We consider that knowledge extraction from textual data can be divided into three main topics that are our main focus:
- textual data acquisition and filtering,
- text mining, and
- knowledge representation.
- Annotated corpora and reliability measures. Large annotated corpora are needed to develop machine learning techniques. Research is conducted to develop corpora and to investigate the reliability of the annotations [Muzerelle2014] and [Antoine2014].
- Semantic relations and information extraction. Currently, we are investigating multi-text summarization. As a preliminary task, we are using distributional analysis to estimate sentence similarity [Vu2014].
- NLP and datamining. Contributions on the topic is to first, develop new algorithms in datamining (sequential pattern mining) specially dedicated to textual data, and second use these methods in order to resolve NLP tasks like linguistic pattern extraction, POS tagging, event detections, ontology extraction from texts. A web site, developped in conjunction with the GREYC, MODYCO and LIPN institutes, using our sequential pattern mining algorithms is available here. More information in [BechetCCC14] (in French) and [BechetSAC2015] (to appear, contact us to dowload it).
- Ontology learning (or ontology generation from texts). Starting from existing tools (specifically Text2Onto), we have proposed and approach based on linguistic patterns and deep parsing for extracting ontologically relevant relationships [Sami2014].

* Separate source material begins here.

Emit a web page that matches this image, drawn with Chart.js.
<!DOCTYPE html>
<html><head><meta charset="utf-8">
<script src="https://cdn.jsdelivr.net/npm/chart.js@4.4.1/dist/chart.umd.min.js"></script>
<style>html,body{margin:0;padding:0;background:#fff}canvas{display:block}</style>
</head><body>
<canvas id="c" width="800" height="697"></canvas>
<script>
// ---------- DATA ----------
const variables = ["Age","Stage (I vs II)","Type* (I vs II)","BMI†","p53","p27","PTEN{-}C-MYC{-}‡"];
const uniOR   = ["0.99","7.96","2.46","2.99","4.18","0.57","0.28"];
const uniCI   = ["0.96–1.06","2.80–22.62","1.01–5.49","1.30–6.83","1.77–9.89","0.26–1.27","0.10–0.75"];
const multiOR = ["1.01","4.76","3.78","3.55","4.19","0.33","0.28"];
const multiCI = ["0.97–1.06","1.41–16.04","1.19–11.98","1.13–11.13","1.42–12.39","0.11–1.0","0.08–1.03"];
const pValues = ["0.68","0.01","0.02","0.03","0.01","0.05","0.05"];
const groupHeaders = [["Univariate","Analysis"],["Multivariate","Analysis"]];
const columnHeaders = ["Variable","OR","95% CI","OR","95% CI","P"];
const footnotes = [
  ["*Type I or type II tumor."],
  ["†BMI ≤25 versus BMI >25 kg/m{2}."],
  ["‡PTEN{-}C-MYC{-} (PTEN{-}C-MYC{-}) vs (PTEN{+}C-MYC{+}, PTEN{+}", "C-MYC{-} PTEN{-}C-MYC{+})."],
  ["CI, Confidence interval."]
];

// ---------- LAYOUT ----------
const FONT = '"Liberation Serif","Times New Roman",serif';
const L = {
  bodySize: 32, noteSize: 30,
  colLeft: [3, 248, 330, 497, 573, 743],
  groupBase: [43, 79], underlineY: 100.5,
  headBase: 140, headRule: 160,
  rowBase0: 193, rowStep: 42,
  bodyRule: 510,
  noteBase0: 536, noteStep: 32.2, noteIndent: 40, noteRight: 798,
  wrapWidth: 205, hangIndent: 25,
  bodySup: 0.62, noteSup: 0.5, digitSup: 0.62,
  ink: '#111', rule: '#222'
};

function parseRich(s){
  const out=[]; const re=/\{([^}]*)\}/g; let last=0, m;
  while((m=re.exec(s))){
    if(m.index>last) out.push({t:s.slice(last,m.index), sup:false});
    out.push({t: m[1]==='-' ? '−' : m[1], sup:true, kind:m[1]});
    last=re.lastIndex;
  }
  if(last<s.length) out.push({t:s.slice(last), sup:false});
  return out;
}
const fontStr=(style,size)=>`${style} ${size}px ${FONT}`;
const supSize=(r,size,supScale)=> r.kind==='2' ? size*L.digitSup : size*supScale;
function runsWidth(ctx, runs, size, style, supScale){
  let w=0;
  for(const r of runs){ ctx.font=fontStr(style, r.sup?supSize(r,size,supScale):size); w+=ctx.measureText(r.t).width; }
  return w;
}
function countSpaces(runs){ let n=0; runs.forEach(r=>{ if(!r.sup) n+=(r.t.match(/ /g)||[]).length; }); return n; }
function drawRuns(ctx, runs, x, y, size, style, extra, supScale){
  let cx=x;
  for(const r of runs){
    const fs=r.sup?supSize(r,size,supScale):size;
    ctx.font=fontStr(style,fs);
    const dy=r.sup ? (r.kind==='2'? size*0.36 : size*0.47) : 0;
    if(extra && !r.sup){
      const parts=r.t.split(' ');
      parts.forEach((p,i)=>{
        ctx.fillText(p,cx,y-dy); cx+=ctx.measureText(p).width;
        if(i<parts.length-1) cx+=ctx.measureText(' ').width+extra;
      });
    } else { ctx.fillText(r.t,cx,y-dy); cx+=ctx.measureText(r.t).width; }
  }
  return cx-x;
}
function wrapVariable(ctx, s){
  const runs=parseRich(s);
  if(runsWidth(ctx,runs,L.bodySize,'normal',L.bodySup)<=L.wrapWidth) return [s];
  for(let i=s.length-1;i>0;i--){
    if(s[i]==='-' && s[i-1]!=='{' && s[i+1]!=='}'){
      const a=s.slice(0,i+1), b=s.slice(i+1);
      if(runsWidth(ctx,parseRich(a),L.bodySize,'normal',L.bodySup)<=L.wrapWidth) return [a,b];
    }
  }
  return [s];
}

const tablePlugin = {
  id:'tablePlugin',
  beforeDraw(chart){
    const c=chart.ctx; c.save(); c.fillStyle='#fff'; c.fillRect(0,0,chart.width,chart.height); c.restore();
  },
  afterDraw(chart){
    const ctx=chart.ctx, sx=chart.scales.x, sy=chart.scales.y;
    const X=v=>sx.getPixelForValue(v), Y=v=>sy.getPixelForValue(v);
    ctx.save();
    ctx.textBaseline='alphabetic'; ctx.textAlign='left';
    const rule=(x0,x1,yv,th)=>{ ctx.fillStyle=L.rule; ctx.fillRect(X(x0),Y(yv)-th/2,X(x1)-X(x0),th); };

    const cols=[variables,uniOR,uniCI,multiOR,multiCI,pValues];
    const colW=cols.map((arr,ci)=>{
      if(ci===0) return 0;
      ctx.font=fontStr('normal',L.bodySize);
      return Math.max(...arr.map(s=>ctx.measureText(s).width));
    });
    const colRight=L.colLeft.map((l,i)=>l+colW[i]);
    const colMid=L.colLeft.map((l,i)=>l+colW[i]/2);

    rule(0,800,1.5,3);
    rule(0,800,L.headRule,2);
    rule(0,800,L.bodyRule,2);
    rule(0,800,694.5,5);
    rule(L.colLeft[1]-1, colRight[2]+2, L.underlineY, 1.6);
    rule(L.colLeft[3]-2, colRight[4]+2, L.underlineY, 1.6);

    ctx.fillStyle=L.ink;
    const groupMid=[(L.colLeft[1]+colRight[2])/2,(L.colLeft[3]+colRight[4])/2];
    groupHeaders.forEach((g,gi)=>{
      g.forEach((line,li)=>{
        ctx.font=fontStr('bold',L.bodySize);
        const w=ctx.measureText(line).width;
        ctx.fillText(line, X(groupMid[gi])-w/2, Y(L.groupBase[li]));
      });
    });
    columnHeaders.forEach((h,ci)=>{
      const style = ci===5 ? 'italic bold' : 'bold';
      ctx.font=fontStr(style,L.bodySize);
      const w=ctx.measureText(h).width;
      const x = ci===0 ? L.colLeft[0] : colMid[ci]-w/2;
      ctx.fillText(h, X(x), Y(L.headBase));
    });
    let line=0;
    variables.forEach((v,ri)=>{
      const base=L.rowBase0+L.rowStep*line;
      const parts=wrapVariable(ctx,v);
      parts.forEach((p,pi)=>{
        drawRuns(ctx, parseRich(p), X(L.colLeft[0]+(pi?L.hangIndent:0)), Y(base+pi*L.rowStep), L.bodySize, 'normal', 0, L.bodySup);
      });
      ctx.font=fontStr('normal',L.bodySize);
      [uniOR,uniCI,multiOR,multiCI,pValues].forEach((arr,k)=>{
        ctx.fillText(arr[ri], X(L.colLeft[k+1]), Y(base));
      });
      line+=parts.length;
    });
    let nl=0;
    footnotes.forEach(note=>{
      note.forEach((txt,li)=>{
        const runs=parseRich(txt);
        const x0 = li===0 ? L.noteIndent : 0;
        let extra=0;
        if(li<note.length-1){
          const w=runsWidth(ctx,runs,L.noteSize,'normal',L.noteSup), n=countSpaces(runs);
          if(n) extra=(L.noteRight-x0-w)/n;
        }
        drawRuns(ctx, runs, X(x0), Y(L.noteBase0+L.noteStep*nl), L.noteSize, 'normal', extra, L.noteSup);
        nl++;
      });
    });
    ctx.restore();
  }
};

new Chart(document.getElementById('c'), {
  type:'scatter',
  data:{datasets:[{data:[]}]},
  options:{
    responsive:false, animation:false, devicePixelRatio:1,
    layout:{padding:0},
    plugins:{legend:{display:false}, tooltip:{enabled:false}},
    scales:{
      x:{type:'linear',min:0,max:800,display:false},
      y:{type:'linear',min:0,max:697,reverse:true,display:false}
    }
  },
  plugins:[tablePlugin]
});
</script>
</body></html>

- Ontology validation and verification. A critical aspect of ontologies concerns their verification and validation. This aspect becomes even more critical whenever ontologies are automatically or semi-automatically built from texts. Indeed, current tools for ontology learning result in very low quality ontologies requiring a heavy validation and verification work. As a consequence there is strong need to couple much better ontology validation and verification with ontology learning. We have developed a framework for introducing a standard classification of symptoms and defects of ontologies. We have then performed experiments for analysing the usage of the proposed classification with learned lightweight ontologies built by using Text2Onto. Promising results suggest how to automatically configure validation and verification processes. See [Harzallah2014a] and [Harzallah2014b].
- Discriminative sequential motif mining for language register characterization. This work studies how different can be texts of different styles by extracting discriminative sequential motifs using data mining approaches. The application domain are language registers.
ANR TREMoLo (2017-2021)
The main objectives of the TREMoLo project are to study linguistic registers, and to develop methods for automatic transformation of linguistic registers across texts, i.e., translating a text from a register to another. This work will rely on the extraction of register-specific linguistic patterns and their integration in an automatic paraphrase generation process.